As a toddler, they’re the ones who will insist on being your partner on the seesaw when no one else would, even though they’re no match for your khaate peete ghar ka proportions.
In school, they’re the ones who will spend lunch break in the sick room with you because it’s your first period and your uterus wants to murder you. The one who held your hand, even as you crushed her bones with your deathlike vice, risking permanent damage to her delicate fingers.
In college, they’re the ones who will quietly hear your mom’s withering lecture on how their company is spoiling their impressionable, innocent lamb, even though said lamb was out partying with the latest crush, while they made notes for the two of you.
At work, they’re the ones who will postpone long-awaited dates to spend hours and nights teaching you how to navigate the complicated worlds of powerpoint and excel, so you don’t look like a fool in front of your boss. Without glaring at you for always being too hungover to turn up for those early morning computer class you both signed up for.
Through the many hurts and heartbreaks, and the winding roads that life takes, they’re the ones who show up. The ones who will keep ringing the doorbell and threaten to beat down the door until you sulkily open up and allow yourself human contact when you’ve wallowed in your misery for long enough, and it’s time to rejoin the land of the living.

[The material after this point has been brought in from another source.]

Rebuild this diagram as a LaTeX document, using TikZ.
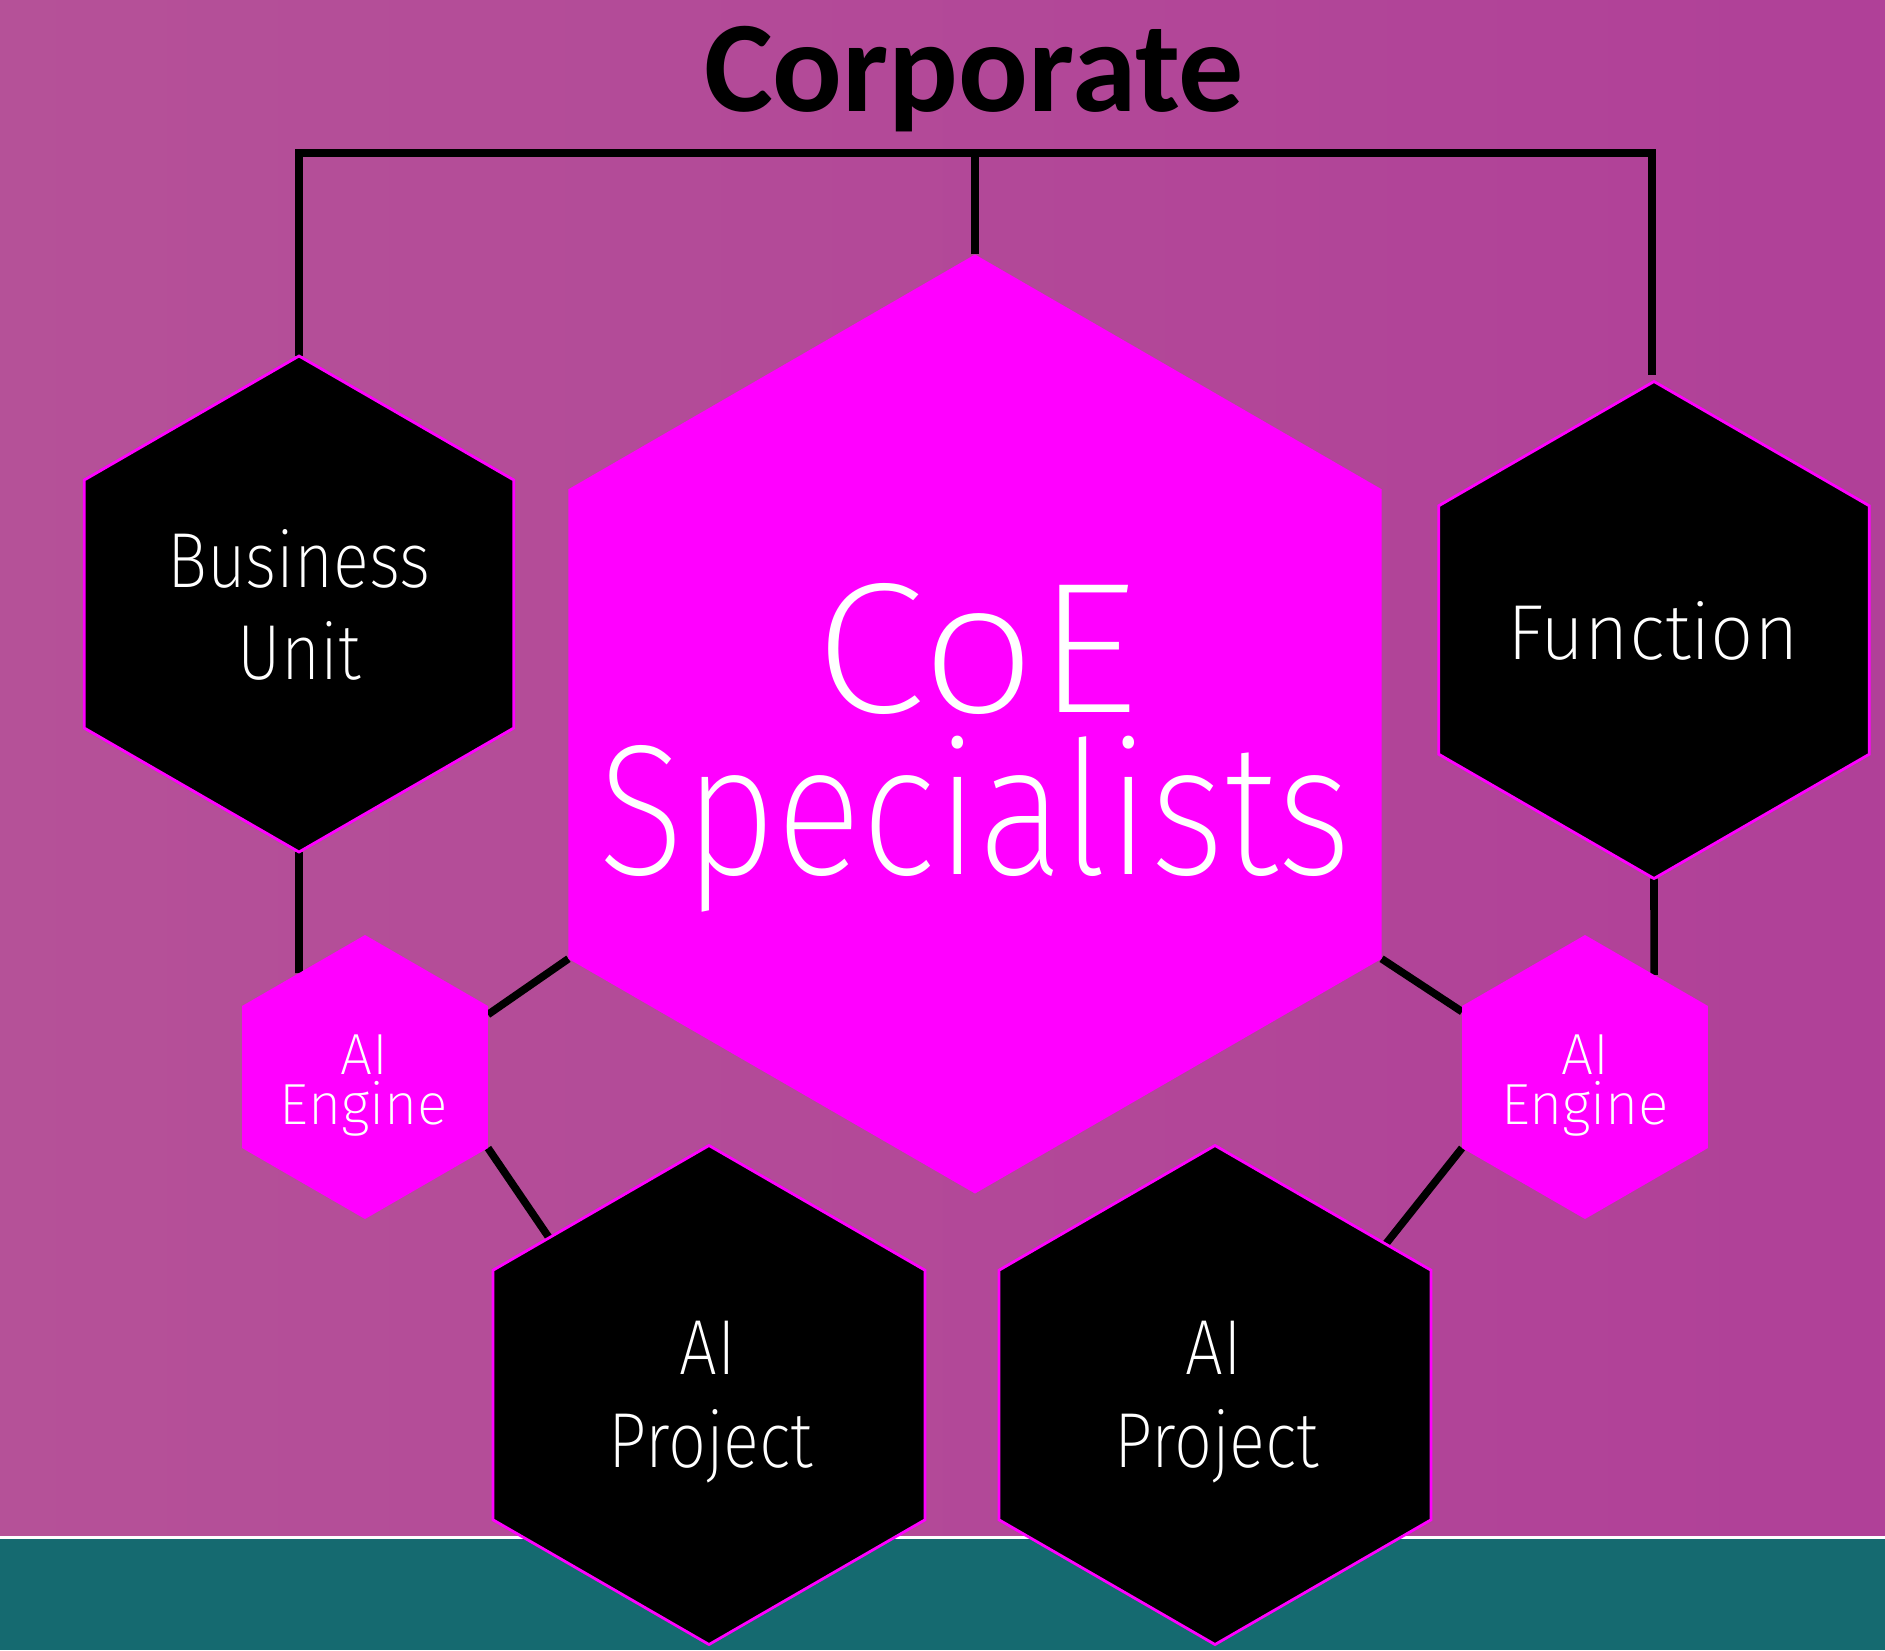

They’re the ones who will show up to babysit, hold your hand through divorce hearings and doctor’s visits, and fly cross-country to be there for a funeral, not just wedding celebrations and bachelorettes.
Nothing about showing up is inherent, it is intentional, and requires years of time, effort, patience, and many sacrifices — big and small. It’s tough to muster up excitement to spend the weekend babysitting a friend’s sick child so they can have some quiet time with their partner when you’ve had a gruelling week yourself. It’s not easy scheduling a phone call every day to check in on an unravelling friend. It’s just a phone call, your conscience prickles. It shouldn’t be this hard, you know. But it just is, because it’s one more exhausting item on an ever-growing to-do list. And that’s okay. Showing up was never meant to be easy, even if it seemed so simple.
The best ones are the ones who show up — again and again and again. When it’s tough and tiring, boring and painful, irritating and unwelcome. It’s not that they never fail. But when you go through life’s ledger, do you see more green or red?
It’s great to be the friend who cracks the funniest jokes, throws the best parties, and can generally charm the pants off anyone they meet. But being the friend that shows up is priceless. So, if you haven’t shown up in a while, friendship day is as good as any to start again.